### Your objective:
Start at the line holding "Write a Python", stop at the line holding "yso_fit_kbq = [7.6, 200]", and repeat those lines exactly, both ends included; skip the pictures.

== Given records ==

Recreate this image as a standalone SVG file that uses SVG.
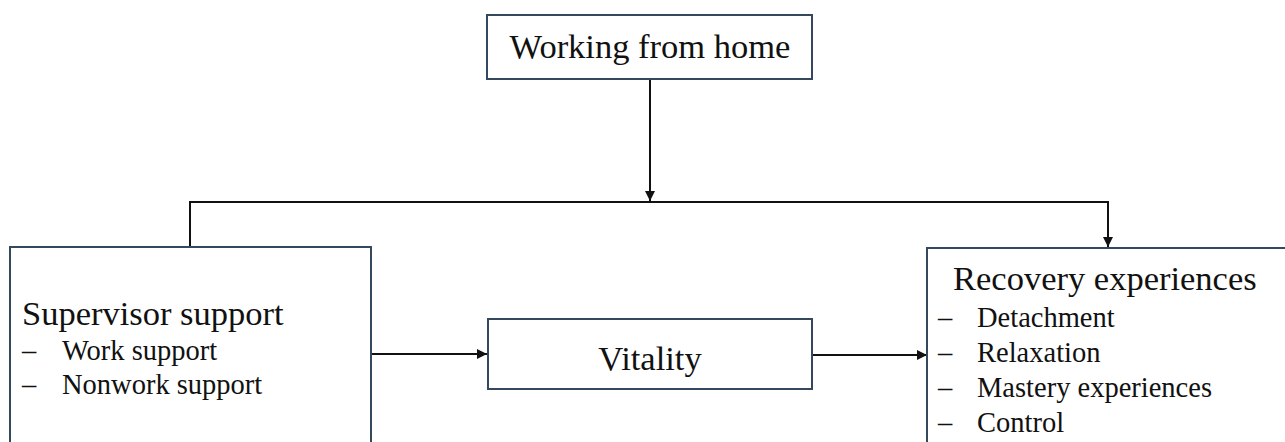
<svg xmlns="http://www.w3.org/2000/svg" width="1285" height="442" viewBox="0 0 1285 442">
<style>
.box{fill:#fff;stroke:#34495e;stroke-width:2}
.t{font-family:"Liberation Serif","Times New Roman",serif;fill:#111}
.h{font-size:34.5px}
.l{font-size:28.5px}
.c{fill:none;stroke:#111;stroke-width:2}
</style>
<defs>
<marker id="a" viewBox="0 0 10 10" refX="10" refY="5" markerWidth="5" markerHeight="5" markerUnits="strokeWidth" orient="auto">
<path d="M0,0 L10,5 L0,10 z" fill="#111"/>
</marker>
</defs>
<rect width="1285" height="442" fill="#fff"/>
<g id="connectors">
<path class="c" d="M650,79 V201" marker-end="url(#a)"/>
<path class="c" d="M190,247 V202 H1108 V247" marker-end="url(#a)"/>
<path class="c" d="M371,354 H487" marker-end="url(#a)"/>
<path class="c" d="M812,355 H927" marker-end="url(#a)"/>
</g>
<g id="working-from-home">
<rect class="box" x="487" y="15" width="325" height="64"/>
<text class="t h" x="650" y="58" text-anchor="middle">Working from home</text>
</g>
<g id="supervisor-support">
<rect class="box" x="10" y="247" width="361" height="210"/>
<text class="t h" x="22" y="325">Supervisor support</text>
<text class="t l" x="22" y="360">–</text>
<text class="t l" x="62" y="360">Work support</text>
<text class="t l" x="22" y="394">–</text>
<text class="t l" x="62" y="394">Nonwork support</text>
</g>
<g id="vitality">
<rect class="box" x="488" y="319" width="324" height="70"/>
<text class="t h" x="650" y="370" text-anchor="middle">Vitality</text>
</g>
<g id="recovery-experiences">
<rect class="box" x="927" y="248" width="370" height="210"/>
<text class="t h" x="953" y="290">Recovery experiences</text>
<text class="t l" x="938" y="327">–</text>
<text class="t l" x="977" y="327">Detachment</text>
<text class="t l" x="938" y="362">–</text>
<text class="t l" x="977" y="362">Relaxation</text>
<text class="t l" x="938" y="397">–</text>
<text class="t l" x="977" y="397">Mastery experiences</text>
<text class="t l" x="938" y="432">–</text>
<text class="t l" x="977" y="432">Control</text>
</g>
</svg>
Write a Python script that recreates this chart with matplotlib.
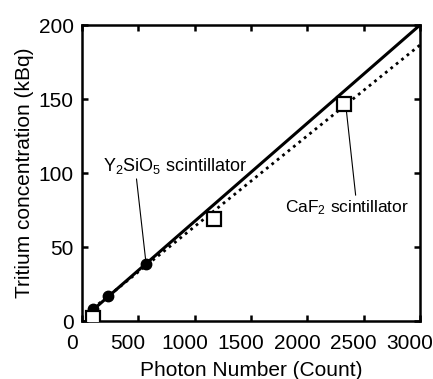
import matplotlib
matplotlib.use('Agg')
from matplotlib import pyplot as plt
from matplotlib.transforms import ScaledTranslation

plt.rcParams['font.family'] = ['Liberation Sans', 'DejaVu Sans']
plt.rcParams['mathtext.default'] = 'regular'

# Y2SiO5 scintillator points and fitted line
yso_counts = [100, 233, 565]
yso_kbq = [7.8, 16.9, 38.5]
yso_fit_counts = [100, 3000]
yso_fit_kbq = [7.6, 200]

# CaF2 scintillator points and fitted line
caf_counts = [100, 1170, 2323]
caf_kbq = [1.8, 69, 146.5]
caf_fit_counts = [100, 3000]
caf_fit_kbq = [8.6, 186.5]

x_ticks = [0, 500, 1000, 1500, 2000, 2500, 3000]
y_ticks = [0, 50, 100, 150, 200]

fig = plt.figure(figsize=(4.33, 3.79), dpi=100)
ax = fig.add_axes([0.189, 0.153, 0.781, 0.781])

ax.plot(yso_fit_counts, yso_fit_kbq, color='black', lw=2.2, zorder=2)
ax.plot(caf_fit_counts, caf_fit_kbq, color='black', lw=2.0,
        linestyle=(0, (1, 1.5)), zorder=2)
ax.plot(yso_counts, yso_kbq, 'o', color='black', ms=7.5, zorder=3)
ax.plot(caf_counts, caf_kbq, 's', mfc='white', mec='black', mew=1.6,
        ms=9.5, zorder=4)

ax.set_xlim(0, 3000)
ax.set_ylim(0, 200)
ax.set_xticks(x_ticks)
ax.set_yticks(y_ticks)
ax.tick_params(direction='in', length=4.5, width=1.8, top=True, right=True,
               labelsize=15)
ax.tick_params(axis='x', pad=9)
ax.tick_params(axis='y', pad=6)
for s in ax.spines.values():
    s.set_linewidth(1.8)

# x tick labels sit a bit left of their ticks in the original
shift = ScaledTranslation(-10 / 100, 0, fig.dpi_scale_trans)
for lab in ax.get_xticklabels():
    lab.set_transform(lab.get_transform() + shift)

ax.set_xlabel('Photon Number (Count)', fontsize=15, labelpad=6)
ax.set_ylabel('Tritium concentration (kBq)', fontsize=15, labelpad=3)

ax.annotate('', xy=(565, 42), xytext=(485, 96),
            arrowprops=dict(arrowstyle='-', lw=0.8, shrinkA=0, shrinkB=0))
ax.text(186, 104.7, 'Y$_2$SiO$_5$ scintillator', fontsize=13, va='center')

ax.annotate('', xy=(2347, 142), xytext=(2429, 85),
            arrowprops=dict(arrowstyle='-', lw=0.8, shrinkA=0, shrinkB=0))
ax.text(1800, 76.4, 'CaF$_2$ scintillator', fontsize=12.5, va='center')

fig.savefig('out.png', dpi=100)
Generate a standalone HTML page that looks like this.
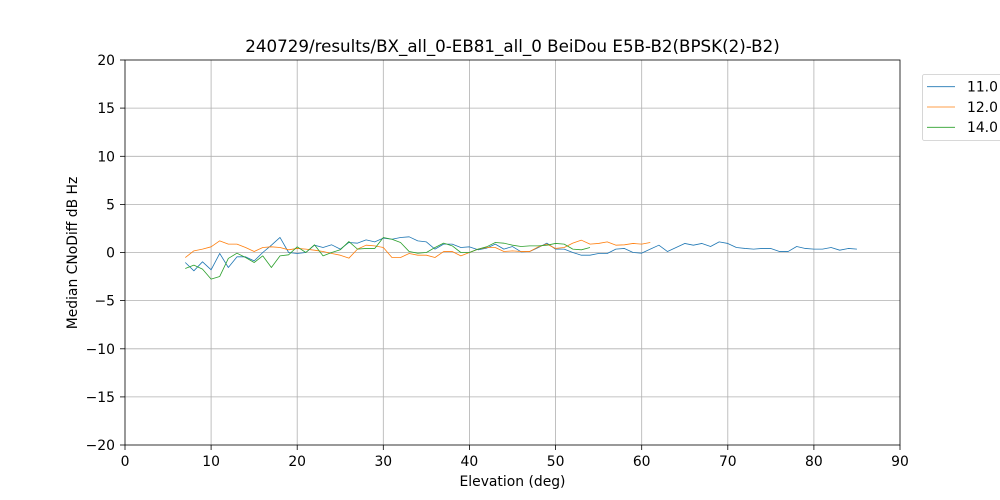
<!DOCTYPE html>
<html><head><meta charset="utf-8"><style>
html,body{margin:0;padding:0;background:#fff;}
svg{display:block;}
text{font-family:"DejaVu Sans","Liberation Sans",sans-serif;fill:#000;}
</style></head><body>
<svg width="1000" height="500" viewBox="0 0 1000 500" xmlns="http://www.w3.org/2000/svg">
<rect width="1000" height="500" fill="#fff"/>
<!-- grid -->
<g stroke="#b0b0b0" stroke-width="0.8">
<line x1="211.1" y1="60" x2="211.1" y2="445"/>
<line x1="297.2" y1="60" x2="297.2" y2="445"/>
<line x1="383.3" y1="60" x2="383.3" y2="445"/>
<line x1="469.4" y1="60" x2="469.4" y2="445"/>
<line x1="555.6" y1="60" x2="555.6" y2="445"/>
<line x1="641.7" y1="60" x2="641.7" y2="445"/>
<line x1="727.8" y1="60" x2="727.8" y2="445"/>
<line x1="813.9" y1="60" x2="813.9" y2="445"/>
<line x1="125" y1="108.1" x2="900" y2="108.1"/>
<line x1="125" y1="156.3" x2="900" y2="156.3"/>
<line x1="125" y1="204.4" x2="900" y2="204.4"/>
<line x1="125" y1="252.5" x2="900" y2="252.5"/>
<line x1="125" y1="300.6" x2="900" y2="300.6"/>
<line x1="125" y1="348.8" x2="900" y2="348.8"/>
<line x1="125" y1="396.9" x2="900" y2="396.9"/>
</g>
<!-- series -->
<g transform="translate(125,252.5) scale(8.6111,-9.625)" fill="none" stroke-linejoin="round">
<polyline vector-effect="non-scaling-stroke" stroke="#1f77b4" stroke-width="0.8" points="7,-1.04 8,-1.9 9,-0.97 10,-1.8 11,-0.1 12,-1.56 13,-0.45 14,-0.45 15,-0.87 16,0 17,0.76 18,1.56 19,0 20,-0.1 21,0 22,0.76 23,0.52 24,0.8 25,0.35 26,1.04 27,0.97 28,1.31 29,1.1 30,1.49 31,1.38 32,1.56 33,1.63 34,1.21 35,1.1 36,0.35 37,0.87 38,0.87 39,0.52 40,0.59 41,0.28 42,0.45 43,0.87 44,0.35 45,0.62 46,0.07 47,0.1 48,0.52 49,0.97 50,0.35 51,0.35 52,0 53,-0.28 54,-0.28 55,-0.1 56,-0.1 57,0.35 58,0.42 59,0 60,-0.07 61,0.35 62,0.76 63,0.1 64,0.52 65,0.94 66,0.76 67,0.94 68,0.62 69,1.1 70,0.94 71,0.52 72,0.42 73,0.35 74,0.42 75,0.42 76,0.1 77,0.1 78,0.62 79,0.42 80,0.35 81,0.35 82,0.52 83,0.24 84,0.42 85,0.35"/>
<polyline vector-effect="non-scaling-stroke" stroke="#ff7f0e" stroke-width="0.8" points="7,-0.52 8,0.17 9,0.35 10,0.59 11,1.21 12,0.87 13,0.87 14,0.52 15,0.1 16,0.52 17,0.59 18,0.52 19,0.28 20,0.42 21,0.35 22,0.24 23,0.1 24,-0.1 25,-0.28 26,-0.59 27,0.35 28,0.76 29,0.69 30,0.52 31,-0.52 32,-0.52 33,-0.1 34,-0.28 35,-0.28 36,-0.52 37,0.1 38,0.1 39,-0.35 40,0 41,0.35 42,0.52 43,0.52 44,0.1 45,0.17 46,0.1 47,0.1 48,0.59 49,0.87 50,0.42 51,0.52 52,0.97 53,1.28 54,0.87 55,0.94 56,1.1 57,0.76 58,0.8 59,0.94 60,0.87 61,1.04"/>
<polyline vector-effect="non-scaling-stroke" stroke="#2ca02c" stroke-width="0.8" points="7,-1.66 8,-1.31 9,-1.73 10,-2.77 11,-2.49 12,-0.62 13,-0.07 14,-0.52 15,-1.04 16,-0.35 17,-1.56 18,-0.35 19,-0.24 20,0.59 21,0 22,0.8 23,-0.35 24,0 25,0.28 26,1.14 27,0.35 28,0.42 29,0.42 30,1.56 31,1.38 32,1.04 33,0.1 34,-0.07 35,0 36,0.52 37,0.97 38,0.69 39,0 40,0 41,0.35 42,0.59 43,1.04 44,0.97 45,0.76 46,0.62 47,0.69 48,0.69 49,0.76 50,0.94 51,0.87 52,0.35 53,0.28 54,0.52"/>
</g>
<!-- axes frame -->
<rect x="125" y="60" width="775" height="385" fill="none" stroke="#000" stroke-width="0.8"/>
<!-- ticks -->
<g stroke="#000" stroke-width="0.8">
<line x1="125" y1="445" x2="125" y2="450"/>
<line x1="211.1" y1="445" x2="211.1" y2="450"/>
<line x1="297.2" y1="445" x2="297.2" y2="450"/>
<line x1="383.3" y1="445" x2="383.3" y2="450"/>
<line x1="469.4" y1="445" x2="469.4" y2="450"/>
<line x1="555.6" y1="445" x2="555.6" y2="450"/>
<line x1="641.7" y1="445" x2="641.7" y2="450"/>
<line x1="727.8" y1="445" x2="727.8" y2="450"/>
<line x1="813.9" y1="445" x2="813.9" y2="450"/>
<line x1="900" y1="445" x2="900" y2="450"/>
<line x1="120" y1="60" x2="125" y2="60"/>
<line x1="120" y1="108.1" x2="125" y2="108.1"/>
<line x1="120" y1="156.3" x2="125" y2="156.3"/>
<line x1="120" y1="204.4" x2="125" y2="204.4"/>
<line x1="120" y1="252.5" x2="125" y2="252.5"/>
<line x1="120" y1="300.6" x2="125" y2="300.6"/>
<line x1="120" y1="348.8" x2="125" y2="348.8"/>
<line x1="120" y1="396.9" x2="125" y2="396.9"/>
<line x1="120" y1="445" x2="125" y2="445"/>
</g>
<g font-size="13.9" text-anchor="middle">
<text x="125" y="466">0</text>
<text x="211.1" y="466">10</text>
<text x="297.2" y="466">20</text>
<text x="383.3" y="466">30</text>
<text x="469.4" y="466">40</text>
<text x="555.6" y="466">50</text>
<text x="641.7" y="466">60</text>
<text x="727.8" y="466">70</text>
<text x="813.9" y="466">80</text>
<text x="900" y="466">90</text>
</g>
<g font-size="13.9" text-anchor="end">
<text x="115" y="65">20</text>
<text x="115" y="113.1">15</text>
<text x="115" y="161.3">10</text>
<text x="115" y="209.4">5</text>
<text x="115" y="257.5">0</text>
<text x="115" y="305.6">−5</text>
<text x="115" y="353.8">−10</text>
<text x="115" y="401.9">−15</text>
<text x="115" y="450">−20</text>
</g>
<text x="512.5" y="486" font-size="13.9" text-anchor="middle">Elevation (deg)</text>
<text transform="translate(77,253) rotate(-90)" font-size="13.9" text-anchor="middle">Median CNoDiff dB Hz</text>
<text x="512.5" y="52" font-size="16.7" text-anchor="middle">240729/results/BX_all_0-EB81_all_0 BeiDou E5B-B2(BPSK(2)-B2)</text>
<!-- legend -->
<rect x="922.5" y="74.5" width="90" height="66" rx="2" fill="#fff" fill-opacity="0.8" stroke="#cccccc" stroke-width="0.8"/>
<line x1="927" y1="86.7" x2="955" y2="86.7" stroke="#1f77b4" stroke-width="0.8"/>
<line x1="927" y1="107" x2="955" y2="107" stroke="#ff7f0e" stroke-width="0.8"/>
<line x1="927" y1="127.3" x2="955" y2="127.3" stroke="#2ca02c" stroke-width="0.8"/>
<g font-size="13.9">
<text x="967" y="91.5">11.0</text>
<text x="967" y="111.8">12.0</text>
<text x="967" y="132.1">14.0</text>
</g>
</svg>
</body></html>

===
== Given records ==

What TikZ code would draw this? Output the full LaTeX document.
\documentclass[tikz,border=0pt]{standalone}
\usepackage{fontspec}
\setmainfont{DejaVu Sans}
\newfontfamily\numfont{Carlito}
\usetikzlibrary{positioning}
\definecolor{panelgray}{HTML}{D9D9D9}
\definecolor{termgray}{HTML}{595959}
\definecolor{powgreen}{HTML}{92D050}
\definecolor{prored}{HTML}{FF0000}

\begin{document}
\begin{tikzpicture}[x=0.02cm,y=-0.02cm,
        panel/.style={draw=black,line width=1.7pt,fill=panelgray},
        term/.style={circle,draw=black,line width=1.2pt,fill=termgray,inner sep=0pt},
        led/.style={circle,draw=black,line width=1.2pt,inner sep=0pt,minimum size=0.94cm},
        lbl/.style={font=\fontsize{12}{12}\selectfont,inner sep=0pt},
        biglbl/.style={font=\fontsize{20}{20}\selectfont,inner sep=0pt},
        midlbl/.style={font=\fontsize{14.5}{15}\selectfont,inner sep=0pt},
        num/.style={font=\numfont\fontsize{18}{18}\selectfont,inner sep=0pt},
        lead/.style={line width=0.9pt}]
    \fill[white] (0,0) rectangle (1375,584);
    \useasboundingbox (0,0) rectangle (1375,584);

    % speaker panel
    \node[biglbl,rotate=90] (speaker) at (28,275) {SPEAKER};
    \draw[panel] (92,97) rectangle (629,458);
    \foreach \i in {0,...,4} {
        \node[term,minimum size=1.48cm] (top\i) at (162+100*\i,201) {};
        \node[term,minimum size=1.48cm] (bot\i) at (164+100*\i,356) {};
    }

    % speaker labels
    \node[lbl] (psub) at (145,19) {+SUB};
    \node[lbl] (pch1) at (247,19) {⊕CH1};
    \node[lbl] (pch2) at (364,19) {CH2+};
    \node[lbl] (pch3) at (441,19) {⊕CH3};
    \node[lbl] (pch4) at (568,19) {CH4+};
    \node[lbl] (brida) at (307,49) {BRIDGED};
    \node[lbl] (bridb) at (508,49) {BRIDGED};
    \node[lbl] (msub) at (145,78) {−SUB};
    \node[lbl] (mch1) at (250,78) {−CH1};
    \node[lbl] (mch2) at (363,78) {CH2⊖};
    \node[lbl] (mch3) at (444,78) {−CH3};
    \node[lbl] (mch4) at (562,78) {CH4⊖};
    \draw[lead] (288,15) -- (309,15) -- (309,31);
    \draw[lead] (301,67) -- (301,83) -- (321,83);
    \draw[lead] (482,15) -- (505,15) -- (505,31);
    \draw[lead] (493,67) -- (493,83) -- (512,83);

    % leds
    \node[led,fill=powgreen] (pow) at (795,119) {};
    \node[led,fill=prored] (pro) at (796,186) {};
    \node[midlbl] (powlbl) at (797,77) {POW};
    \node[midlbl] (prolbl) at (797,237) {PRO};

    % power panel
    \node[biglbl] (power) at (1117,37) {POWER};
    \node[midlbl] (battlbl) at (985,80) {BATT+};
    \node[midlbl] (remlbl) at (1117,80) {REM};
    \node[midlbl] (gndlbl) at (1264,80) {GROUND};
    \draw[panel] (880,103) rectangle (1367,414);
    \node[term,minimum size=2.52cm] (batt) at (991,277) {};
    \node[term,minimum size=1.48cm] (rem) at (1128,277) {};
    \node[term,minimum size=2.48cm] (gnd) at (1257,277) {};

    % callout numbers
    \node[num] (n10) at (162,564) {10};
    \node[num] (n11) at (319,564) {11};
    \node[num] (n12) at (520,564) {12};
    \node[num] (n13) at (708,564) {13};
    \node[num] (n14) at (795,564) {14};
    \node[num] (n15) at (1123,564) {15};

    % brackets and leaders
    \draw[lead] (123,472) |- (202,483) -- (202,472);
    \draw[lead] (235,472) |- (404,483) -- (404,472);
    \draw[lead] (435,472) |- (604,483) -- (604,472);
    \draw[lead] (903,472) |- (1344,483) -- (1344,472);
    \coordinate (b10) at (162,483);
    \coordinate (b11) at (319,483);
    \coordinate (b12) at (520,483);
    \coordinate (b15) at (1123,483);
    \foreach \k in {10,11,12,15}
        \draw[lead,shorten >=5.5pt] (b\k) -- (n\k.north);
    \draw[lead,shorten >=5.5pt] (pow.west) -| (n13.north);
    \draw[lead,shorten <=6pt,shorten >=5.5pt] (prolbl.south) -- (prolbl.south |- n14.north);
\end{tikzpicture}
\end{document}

===

### In response:
Write a Python script that recreates this chart with matplotlib.
import matplotlib
matplotlib.use('Agg')
from matplotlib import pyplot as plt
from matplotlib.transforms import ScaledTranslation

plt.rcParams['font.family'] = ['Liberation Sans', 'DejaVu Sans']
plt.rcParams['mathtext.default'] = 'regular'

# Y2SiO5 scintillator points and fitted line
yso_counts = [100, 233, 565]
yso_kbq = [7.8, 16.9, 38.5]
yso_fit_counts = [100, 3000]
yso_fit_kbq = [7.6, 200]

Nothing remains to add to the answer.